Namibia has deployed soldiers to combat the threat posed by poachers to elephants and the world’s largest population of black rhino in national parks that stretch along the country’s borders with Angola and Botswana.
Poachers have killed 10 elephants and 10 black rhinos this year in parks in Kavango, Zambezi and Kunene, Environment and Tourism Minister Uahekua Herunga said in a telephone interview from the capital Windhoek today. The southern African nation has as many as 25,000 elephants, said Herunga, who declined to disclose rhino numbers for security reasons.
“We have created a permanent unit made up of the army and all security services solely dedicated to anti-poaching,” Herunga said. “The unit will be in place forever, or until poaching has been drastically reduced.”

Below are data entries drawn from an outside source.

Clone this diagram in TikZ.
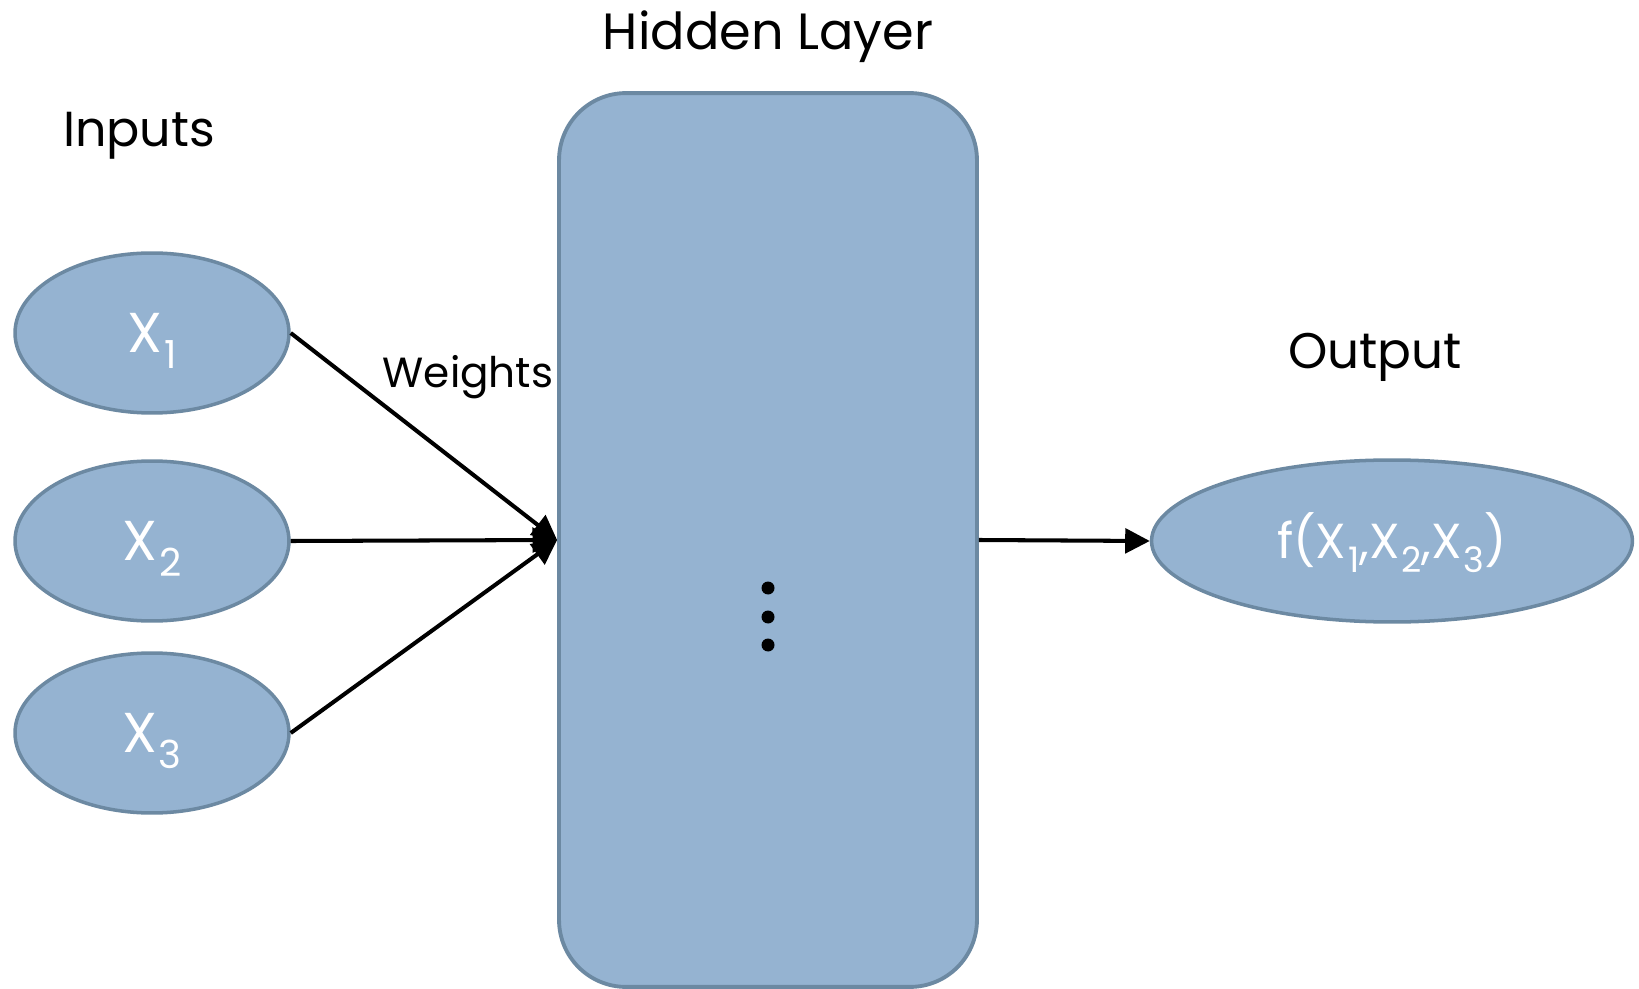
\documentclass[tikz,border=0pt]{standalone}
\usepackage{fontspec}
\setmainfont{Poppins}
\usetikzlibrary{shapes.geometric, arrows.meta}
\definecolor{cellfill}{RGB}{149,179,209}
\definecolor{cellline}{RGB}{108,137,162}
\tikzset{>={Triangle[length=14pt,width=14pt]}}
% X with a lowered index, index size as optional argument
\newcommand{\xin}[2][22]{X\kern1pt\raisebox{-0.29em}{\fontsize{#1}{#1}\selectfont #2}}

\begin{document}
\begin{tikzpicture}[x=0.02cm,y=-0.02cm,
  unit/.style={ellipse,draw=cellline,fill=cellfill,line width=2pt,inner sep=0pt,
    text=white,text height=22pt,text depth=0pt,font=\fontsize{32}{34}\selectfont},
  layer/.style={draw=cellline,fill=cellfill,line width=2.2pt,rounded corners=1.34cm,
    minimum width=8.36cm,minimum height=17.88cm},
  wire/.style={line width=2.3pt,->},
  caption/.style={anchor=base,inner sep=0pt}]
\useasboundingbox (0,0) rectangle (1639,989);
% input neurons
\node[unit,minimum width=5.48cm,minimum height=3.2cm] (x1) at (152,333) {\xin{1}};
\node[unit,minimum width=5.48cm,minimum height=3.2cm] (x2) at (152,541) {\xin{2}};
\node[unit,minimum width=5.48cm,minimum height=3.2cm] (x3) at (152,733) {\xin{3}};
% hidden layer and output
\node[layer] (hid) at (768,540) {};
\node[unit,minimum width=9.62cm,minimum height=3.24cm,text height=20pt,
  font=\fontsize{28}{30}\selectfont] (out) at (1392,541)
  {f(\xin[20]{1},\xin[20]{2},\xin[20]{3})};
\fill (768,588) circle (0.13cm) (768,617) circle (0.13cm) (768,645) circle (0.13cm);
% labels
\node[caption,font=\fontsize{29}{31}\selectfont] at (768,50) {Hidden Layer};
\node[caption,font=\fontsize{28}{30}\selectfont] at (139,147) {Inputs};
\node[caption,font=\fontsize{24}{26}\selectfont] at (468,388) {Weights};
\node[caption,font=\fontsize{28.5}{30}\selectfont] at (1375,369) {Output};
% connections
\draw[wire] (x1.east) -- (hid.west);
\draw[wire] (x2.east) -- (hid.west);
\draw[wire] (x3.east) -- (hid.west);
\draw[wire] (hid.east) -- (out.west);
\end{tikzpicture}
\end{document}
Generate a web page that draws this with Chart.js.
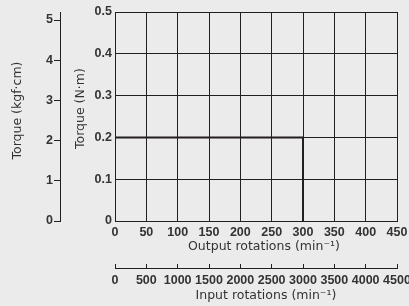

The unit will patrol Namibia’s porous northern and eastern borders, said Herunga, who wants closer cooperation with Angola and Botswana to tackle global poaching syndicates that have infiltrated the region. About 8 percent of the continent’s estimated 470,000 elephants are poached every year, according to African Wildlife Foundation. Elephant ivory can be sold for as much as $1,000 a kilogram in Hong Kong.
Between 1970 and 1992, about 96 percent of black rhino in Africa was lost to poachers with a global population of 4,800 remaining, according to the WWF. Black rhinos are native to Africa as are bigger white rhinos.
Namibia has a population of 1,750 black rhinos and 469 white rhinos, according to Savetherhino.org.
The syndicates “entice locals familiar with the territory to track down elephants and rhino in remote areas,” Herunga said. “We know that there is an increase in demand in Asia and the price is very high.”
Neighboring South Africa reported the first case of elephant poaching in the Kruger National Park in more than 10 years in May. About 300 white rhinos were poached in South Africa this year compared with a record 1,004 for all of 2013. Most of the animals were killed in the eastern Kruger National Park, where poachers slip across the 350-kilometer (217-mile) border with Mozambique.
Rhino horns are smuggled to east Asia where they can fetch as much as $95,000 per kilogram and are believed to cure cancer and improve a person’s libido.